Continue with my previous blog Customised Quick Start of Confluence Data Center on AWS. Now I have both my on-premise Confluence and AWS Confluence up and running. The next step is to migrate all existing data into AWS.
Due to the large size of data, the migration should be an on-going process till the final DNS cutover. Here is what I did, and worked well.
You can use datasync, cloudendure or even snowball to migrate the data into AWS, but in my opinion S3 sync is the best in term of design simplicity and maintenance effort. Take AWS datasync for example, it claims 10 times faster than open source sync tool. But it requires a dedicated virtual machine which runs as the datasync agent, also it does not support migrating the data that is on local disk, it has to be on a shared file system.

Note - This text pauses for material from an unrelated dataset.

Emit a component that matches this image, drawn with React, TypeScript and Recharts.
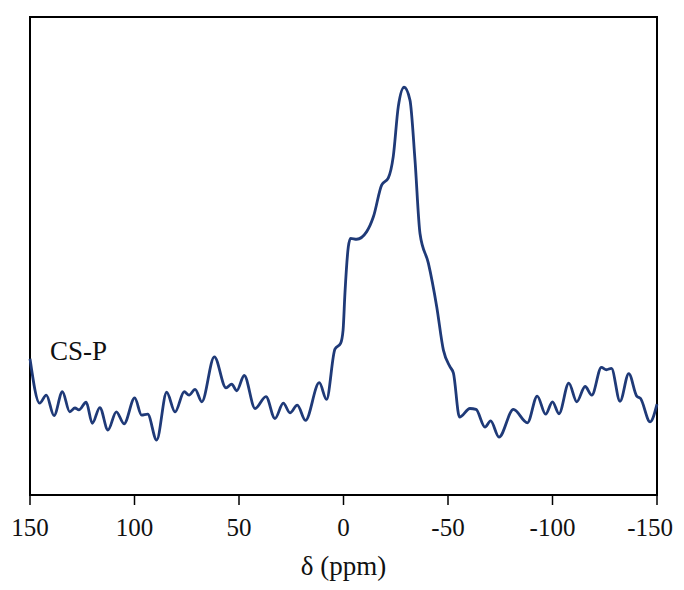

In my case, using S3 sync took a bout 17 hours to migrate 1TB data into S3 at the first run. The following runs only sync the changed or new files, and it normally can finish within 1 hour out of which about 30-40 minutes were spent on comparing the files to decide which ones should be synced due to the large amount of files. Within this solution, we just need to run a daily sync to get all the delta in S3 till the final cut over day.
After the cutover is done, we sync the files back to the on-premise datacenter from S3. So we can have a copy of data on-premise which is used for the disaster recovery site. Also we use the solution for refreshing the lower environment.